电影里的人生,我们常常感叹它太戏剧化,可现实生活里的人生,是戏剧化的唏嘘响声——
余秀华生活在一个叫横店村的地方,在她还没有成为有名诗人之前,我知道的横店,是在另一个地方。那里每年都产生,国内数千部影视作品。尔冬升曾经拍摄《我是路人甲》,就从一个侧面描写横漂族群,在横店那个地方,发生和奇迹接轨的戏剧人生。但那个故事,不足以展现浙江横店影视城,每天无数演员想用一部作品,换取一个渺茫机会,能翻牌面圣的渴望。因为这里的横店,相似的故事太多,所以也就无路可走。
远在湖北钟祥市石牌镇横店村的余秀华,与这个横店影视基地隔着千山万水,却在她身上发生着比电影场景中,更具故事性的传奇。都说生活不是演戏,但人的很多时候,比戏剧更不可思议。三年前的她,只是在村里,巴巴地活着,每天可以做的事情,就是打水,煮饭,按时吃药。有时,阳光好的时候,可以晒晒太阳,看庄稼生长随着季节生长‘看云雀叼起玉米粒飞走,又或者摇摇晃晃垫着脚步,去打谷场上去赶鸡。一年又一年的时光,就这么度过。村里人觉得,她应该知足的,她的家人,她的丈夫,也觉得她可以知足。一个生下来就脑瘫的女人,有男人可以娶她,还能生娃,还有什么不知足的?

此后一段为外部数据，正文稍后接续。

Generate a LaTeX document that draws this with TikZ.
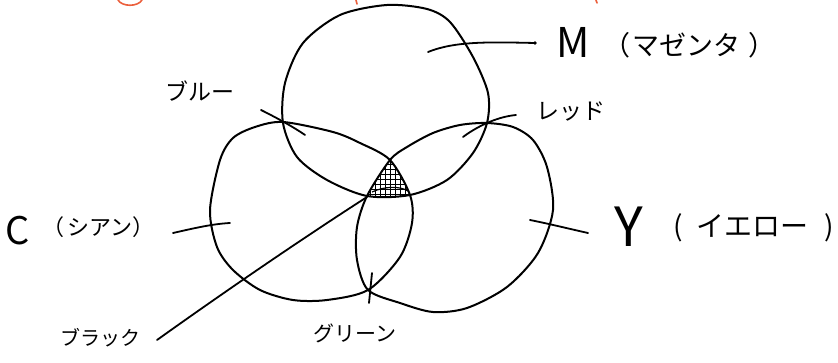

可她啊!心里一直都是有着诗和远方,像野草一样,想在田野肆意生长。眼前只是在苟且生活,对她而言,这几个字是对的,是真的。脑瘫造成的语言障碍,行动不灵活,不代表她思想的迟钝,心灵的愚钝。心灵对生活和爱的渴望,不是一场交易性的婚姻可以拯救,也不是冰冷的生活可以埋没。她没有美貌,却用如水一样的年华,为她洗涤出诗样的语言,用文字去一一表述,渴望让别人碰触她,苟且生活下血淋淋的灵魂。
年复一年,直到《诗刊》发表了她的诗九首,余秀华的诗中有什么?可以被惊叹为语言的流星雨,灿烂的你目瞪口呆?如果你真读过她的成名诗《穿过大半个中国去睡你》,你就知道为什么说“她的诗,放在中国女诗人的诗歌中,就像把杀人犯放在一群大家闺秀里一样醒目—别人都穿戴整齐、涂着脂粉、喷着香水,白纸黑字,闻不出一点汗味,唯独她烟熏火燎、泥沙俱下,字与字之间,还有明显的血污。”这不是文艺界评论,余秀华写诗中最好的一首,却是被网友们最为传递的一首。因为那是一首诗中的摇滚,写出无数生活在彷徨,绝望,无处宣泄的迷离,每一句都直白地发出,撞击碰壁的声响。
她是在为自己呐喊,也因为这样的呐喊,为她的洞穴破开一个出口,让她不再苟延残喘,继续冰冷的生活。让她可以有爱有尊重,有明亮的倒影,像野草一样肆意接受阳光和雨露的滋养。她从野草样子中,长成一棵树般的粗壮,于是,余秀华选择了离婚。倾其所有的一切,割离这场,从十九岁就注定冰冷的婚姻。那个入赘娶她的男人,从一开始就觉得,这场婚姻是他的耻辱吧?一个大龄光棍,想要一个能生娃的女人就好了吧?即便这个女人曾经对他抱有希望和幻想,也在岁月中日渐冰凉,成为互相折磨的两具肉体,偶尔在一起碰撞。
还好有诗和远方,田野和故乡,以及野草野花生活的顽强,让她可以有能力选择离开苟且的生活,从新寻找方向。那一刻她像涓生一样在想“现在总算脱出这牢笼了,我从此要在新的开阔的天空中翱翔,趁我还未忘却我的翅子的扇动。”
离婚后的她,会是怎样?那么多双眼睛,聚焦在余秀华的身上。而对余秀华而言,离婚后的她,已经是最好的开始,她依然可以在打谷场上赶鸡晒太阳;依旧可以在田野村头肆意游荡。人们看她眼光却绝对不会再像从前一样,有讥笑嘲讽的刺痛。在家里她依旧会打水,煮饭,按时吃药,却不必在胆颤,房屋内的冰冷,无可依靠的肩膀。她已经从苟且的生活中,活成了戏剧化的模样。很多年后,应该会有导演和编剧们,选择她作为创作剧本的形象。在离她生活千里之外另一个横店,搭着相似的布景,拍摄成渲染后的人生,故事是遥远的真实,却不是她此时的模样。于是,我们或许会把,一个和横店村类似的地方,当成她最初的故乡。